* _INSTRUCTIONS TO FOLLOW_: Go through the entries below and count the lines holding the word "that". Reply with only the number, please.

(Collected data)
>> Start

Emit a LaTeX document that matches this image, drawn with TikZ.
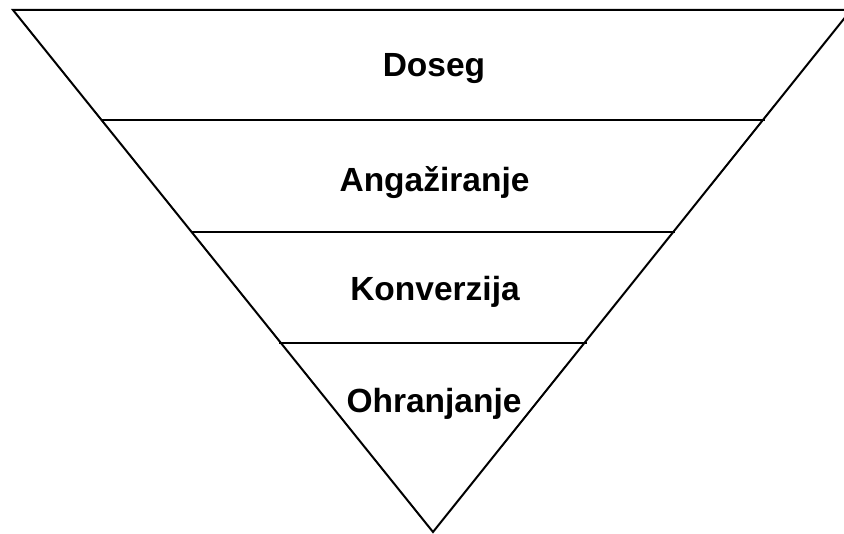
\documentclass[tikz,border=0pt]{standalone}
\usepackage{fontspec}
\setmainfont{Liberation Sans}
\begin{document}
\begin{tikzpicture}[x=1pt,y=-1pt,
  edge/.style={line width=2pt,black},
  label/.style={anchor=base,font=\fontsize{33.5}{38}\selectfont\bfseries,inner sep=0pt}]
\useasboundingbox (0,0) rectangle (844,534);
\clip (0,0) rectangle (844,534);
\coordinate (tl) at (13,10);
\coordinate (tr) at (851,10);
\coordinate (apex) at (433,532);
\draw[edge,line join=miter] (tl) -- (tr) -- (apex) -- cycle;
\draw[edge] (101,120) -- (765,120);
\draw[edge] (190.6,232) -- (675.4,232);
\draw[edge] (279.4,343) -- (586.6,343);
\node[label] (doseg) at (434,77) {Doseg};
\node[label] (ang) at (434.5,192) {Angažiranje};
\node[label] (konv) at (435,301) {Konverzija};
\node[label] (ohr) at (434,413) {Ohranjanje};
\end{tikzpicture}
\end{document}
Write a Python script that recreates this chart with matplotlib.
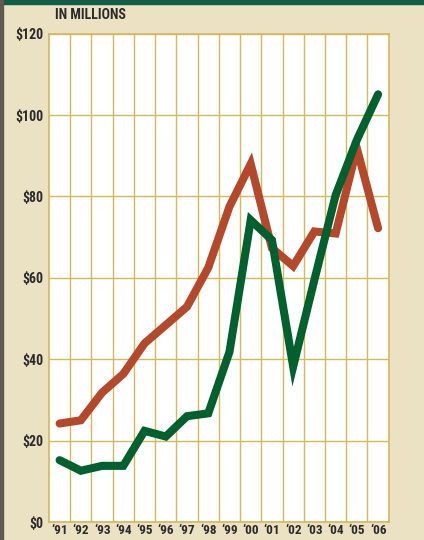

>> End

* _FINAL RESULT_: 2